Energy Cost Disclosure Could Mean Faster Sale
April 28, 2014
A preliminary analysis of Chicago single-family homes suggests that real estate listings that include energy costs spend less time on the market and have a higher closing rate.
In July 2013, Chicago became the first municipality in the nation to include the disclosure of residential energy costs (gas and electric) when a home is listed for sale on the MLS. Real estate professionals can access an energy cost disclosure report for the property to provide to prospective buyers.
Elevate Energy reviewed 18,605 single-family homes listed between July 1, 2013 and Feb. 19, 2014 on Midwest Real Estate Data, the MLS serving Chicago. It found that 10 percent of the homes disclosed energy costs. Homes that did include disclosure of energy costs spent less time on the market, the analysis found.
For example, in Lakeview, homes that disclosed energy costs spent a median of 43 days on the market compared to a median of 63 days on the market for homes that did not disclose energy costs. Also, homes that disclosed energy costs had higher closing rates: 66 percent of homes that disclosed energy costs closed, compared to 53 percent for homes that did not disclose.
Of course, home owners whose property is more energy efficient are more likely to highlight energy cost savings, so the study's findings may be due to an already-documented demand for greener homes.

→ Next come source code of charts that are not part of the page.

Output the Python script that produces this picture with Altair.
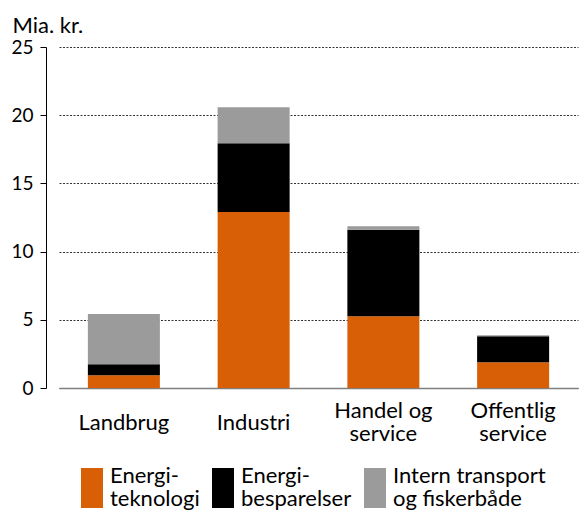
import altair as alt
import pandas as pd

categories = ["Landbrug", "Industri", "Handel og|service", "Offentlig|service"]
series = ["Energi-|teknologi", "Energi-|besparelser", "Intern transport|og fiskerbåde"]
energiteknologi = [0.93, 12.9, 5.26, 1.88]
energibesparelser = [0.81, 5.04, 6.35, 1.91]
intern_transport = [3.68, 2.64, 0.24, 0.07]
colors = ["#D95F07", "#000000", "#9B9B9B"]

rows = []
for i, c in enumerate(categories):
    for j, (s, vals) in enumerate(zip(series, [energiteknologi, energibesparelser, intern_transport])):
        rows.append({"kategori": c, "serie": s, "værdi": vals[i], "orden": j})
df = pd.DataFrame(rows)

FONT = "Lato"
FS = 22

chart = alt.Chart(df).mark_bar().encode(
    x=alt.X(
        "kategori:N",
        sort=categories,
        scale=alt.Scale(range=[13, 532], paddingInner=0.445, paddingOuter=0.2225),
        axis=alt.Axis(
            title=None,
            labelAngle=0,
            ticks=False,
            domainColor="#7f7f7f",
            domainWidth=1.5,
            labelExpr="split(datum.label, '|')",
            labelBaseline="middle",
            labelPadding={"condition": {"test": "indexof(datum.value, '|') >= 0", "value": 22}, "value": 34},
            labelLineHeight=23,
            labelFontSize=FS,
            labelColor="#000000",
            labelFont=FONT,
        ),
    ),
    y=alt.Y(
        "værdi:Q",
        stack="zero",
        scale=alt.Scale(domain=[0, 25], nice=False),
        axis=alt.Axis(
            values=[0, 5, 10, 15, 20, 25],
            title="Mia. kr.",
            titleAngle=0,
            titleAlign="left",
            titleBaseline="alphabetic",
            titleX=-34,
            titleY=-15,
            titleFontSize=FS,
            titleFontWeight="normal",
            titleFont=FONT,
            titleColor="#000000",
            labelFontSize=19,
            labelFont=FONT,
            labelColor="#000000",
            labelPadding=7,
            tickSize=6,
            tickColor="#000000",
            domainColor="#000000",
            grid=True,
            gridColor="#333333",
            gridDash=[2, 1.5],
            gridWidth=1,
        ),
    ),
    color=alt.Color(
        "serie:N",
        scale=alt.Scale(domain=series, range=colors),
        legend=alt.Legend(
            title=None,
            orient="none",
            legendX=35,
            legendY=418,
            direction="horizontal",
            columns=3,
            columnPadding=12,
            symbolType="M-1,-0.73H1V2.91H-1Z",
            symbolSize=484,
            symbolStrokeWidth=0,
            labelExpr="split(datum.label, '|')",
            labelFontSize=FS,
            labelFont=FONT,
            labelColor="#000000",
            labelOffset=7,
            labelLimit=300,
        ),
    ),
    order=alt.Order("orden:Q", sort="ascending"),
).properties(
    width=534,
    height=341,
    padding={"left": 38, "top": 39, "right": 0, "bottom": 123},
    autosize=alt.AutoSizeParams(type="none"),
).configure(style={"guide-label": {"lineHeight": 23}}).configure_view(stroke=None)

chart.save("out.html", embed_options={"renderer": "svg", "actions": False})
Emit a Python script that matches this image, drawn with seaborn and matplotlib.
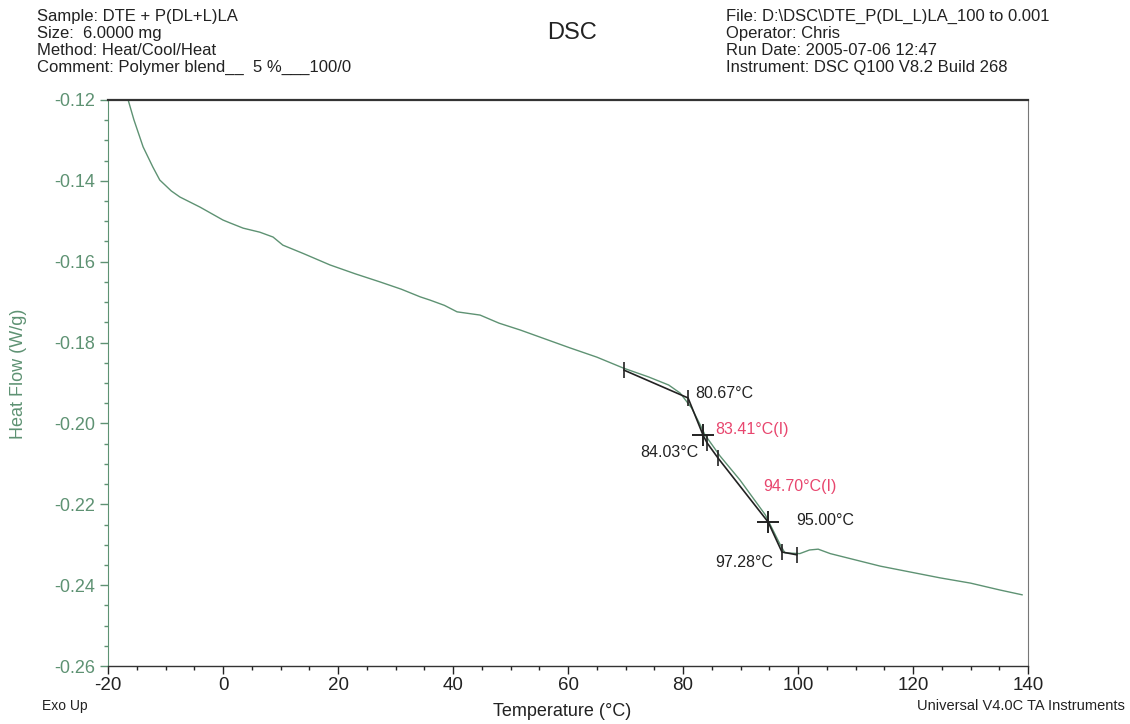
import matplotlib
matplotlib.use('Agg')
import matplotlib.pyplot as plt
from matplotlib.ticker import MultipleLocator
import seaborn as sns
import pandas as pd

# DSC curve
temp = [-16.5, -15.5, -13.9, -12.2, -11.0, -9.0, -7.5, -4.0, 0.0, 1.2, 3.5, 6.4, 8.7, 10.4,
        14.0, 18.6, 23.0, 27.3, 31.0, 34.3, 36.0, 38.5, 40.7, 44.7, 48.0, 51.7, 56.0, 60.3,
        65.0, 69.6, 74.0, 77.5, 79.5, 81.5, 83.0, 83.8, 86.4, 89.9, 94.3, 96.9, 97.7,
        100.3, 102.0, 103.5, 105.6, 114.3, 124.7, 130.0, 135.1, 139.0]
heat_flow = [-0.1200, -0.1249, -0.1316, -0.1366, -0.1398, -0.1425, -0.1440, -0.1465, -0.1497,
             -0.1504, -0.1517, -0.1527, -0.1539, -0.1559, -0.1580, -0.1608, -0.1630, -0.1650,
             -0.1668, -0.1687, -0.1695, -0.1708, -0.1724, -0.1732, -0.1752, -0.1769, -0.1791,
             -0.1813, -0.1836, -0.1863, -0.1885, -0.1905, -0.1925, -0.1962, -0.2004, -0.2028,
             -0.2080, -0.2140, -0.2226, -0.2300, -0.2320, -0.2322, -0.2313, -0.2311, -0.2322,
             -0.2353, -0.2382, -0.2395, -0.2412, -0.2424]

# glass transition analysis construction
tang_t = [69.7, 80.87, 83.48, 84.17, 86.1, 94.8, 97.2, 99.8]
tang_hf = [-0.1868, -0.1937, -0.2029, -0.2048, -0.2086, -0.2244, -0.2318, -0.2325]
tick_t = [69.7, 80.87, 84.17, 86.1, 97.2, 99.8]
tick_hf = [-0.1868, -0.1937, -0.2048, -0.2086, -0.2318, -0.2325]
cross_t = [83.48, 94.8]
cross_hf = [-0.2029, -0.2244]

# annotations: text, x, y, colour, alignment
notes = [
    ('80.67°C', 82.1, -0.1925, '#222222', 'left'),
    ('83.41°C(I)', 85.6, -0.2016, '#e8466e', 'left'),
    ('84.03°C', 82.7, -0.2073, '#222222', 'right'),
    ('94.70°C(I)', 94.0, -0.2157, '#e8466e', 'left'),
    ('95.00°C', 99.6, -0.2241, '#222222', 'left'),
    ('97.28°C', 95.7, -0.2345, '#222222', 'right'),
]

header_left = ['Sample: DTE + P(DL+L)LA', 'Size:  6.0000 mg', 'Method: Heat/Cool/Heat',
               'Comment: Polymer blend__  5 %___100/0']
header_right = ['File: D:\\DSC\\DTE_P(DL_L)LA_100 to 0.001', 'Operator: Chris',
                'Run Date: 2005-07-06 12:47', 'Instrument: DSC Q100 V8.2 Build 268']

green = '#5e9273'
sns.set_style('white')
plt.rcParams['font.family'] = ['Liberation Sans', 'DejaVu Sans']
plt.rcParams['axes.unicode_minus'] = False

fig = plt.figure(figsize=(11.3, 7.24), dpi=100)
ax = fig.add_axes([0.0956, 0.0801, 0.8142, 0.7818])

curve = pd.DataFrame({'T': temp, 'HF': heat_flow})
sns.lineplot(data=curve, x='T', y='HF', ax=ax, color=green, linewidth=1.0, sort=False)

ax.plot(tang_t, tang_hf, color='#222222', linewidth=1.2)
ax.plot(tick_t, tick_hf, linestyle='none', marker='|', markersize=12, color='#222222', mew=1.2)
ax.plot(cross_t, cross_hf, linestyle='none', marker='+', markersize=16, color='#222222', mew=1.4)

for txt, x, y, c, ha in notes:
    ax.text(x, y, txt, color=c, ha=ha, va='center', fontsize=11.5)

ax.set_xlim(-20, 140)
ax.set_ylim(-0.26, -0.12)
ax.xaxis.set_major_locator(MultipleLocator(20))
ax.xaxis.set_minor_locator(MultipleLocator(5))
ax.yaxis.set_major_locator(MultipleLocator(0.02))
ax.yaxis.set_minor_locator(MultipleLocator(0.005))
ax.set_yticklabels([f'{v:.2f}' for v in ax.get_yticks()])
ax.tick_params(axis='x', which='both', bottom=True, direction='out')
ax.tick_params(axis='y', which='both', left=True, direction='out')
ax.tick_params(axis='x', which='major', length=6, width=1, labelsize=13.5, colors='#222222', pad=2)
ax.tick_params(axis='x', which='minor', length=3, width=1, colors='#222222')
ax.tick_params(axis='y', which='major', length=6, width=1, labelsize=13, colors=green, pad=3)
ax.tick_params(axis='y', which='minor', length=3, width=1, colors=green)
for s in ax.spines.values():
    s.set_visible(True)
ax.spines['left'].set_color(green)
ax.spines['top'].set_color('#333333')
ax.spines['top'].set_linewidth(1.6)
ax.spines['right'].set_color('#777777')
ax.spines['right'].set_linewidth(0.8)
ax.spines['bottom'].set_color('#333333')
ax.spines['bottom'].set_linewidth(1.0)

ax.set_xlabel('Temperature (°C)', fontsize=13, color='#222222')
ax.set_ylabel('Heat Flow (W/g)', fontsize=13, color=green)
ax.xaxis.set_label_coords(0.4935, -0.066)
ax.yaxis.set_label_coords(-0.088, 0.516)

for i, line in enumerate(header_left):
    fig.text(37 / 1130, 1 - (16 + 17.3 * i) / 724, line, fontsize=12, va='center', ha='left', color='#222222')
for i, line in enumerate(header_right):
    fig.text(726 / 1130, 1 - (16 + 17.3 * i) / 724, line, fontsize=12, va='center', ha='left', color='#222222')
fig.text(572 / 1130, 1 - 33 / 724, 'DSC', fontsize=17, ha='center', va='center', color='#222222')
fig.text(42 / 1130, 1 - 706 / 724, 'Exo Up', fontsize=10, ha='left', va='center', color='#222222')
fig.text(1125 / 1130, 1 - 706 / 724, 'Universal V4.0C TA Instruments', fontsize=10.5, ha='right',
         va='center', color='#222222')

plt.savefig('out.png', dpi=100)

"Home owners who invest to improve the energy efficiency of their homes should have a clear, consistent way to document those improvements when they opt to sell, and buyers deserve to be able to get a full picture of home ownership, which includes energy costs," says Anne Evens, CEO of Elevate Energy. "Our preliminary analysis of the MRED energy disclosure data is encouraging. We'll continue to analyze the data over time to get a more complete understanding of how listings that disclose their energy costs may or may not set themselves apart."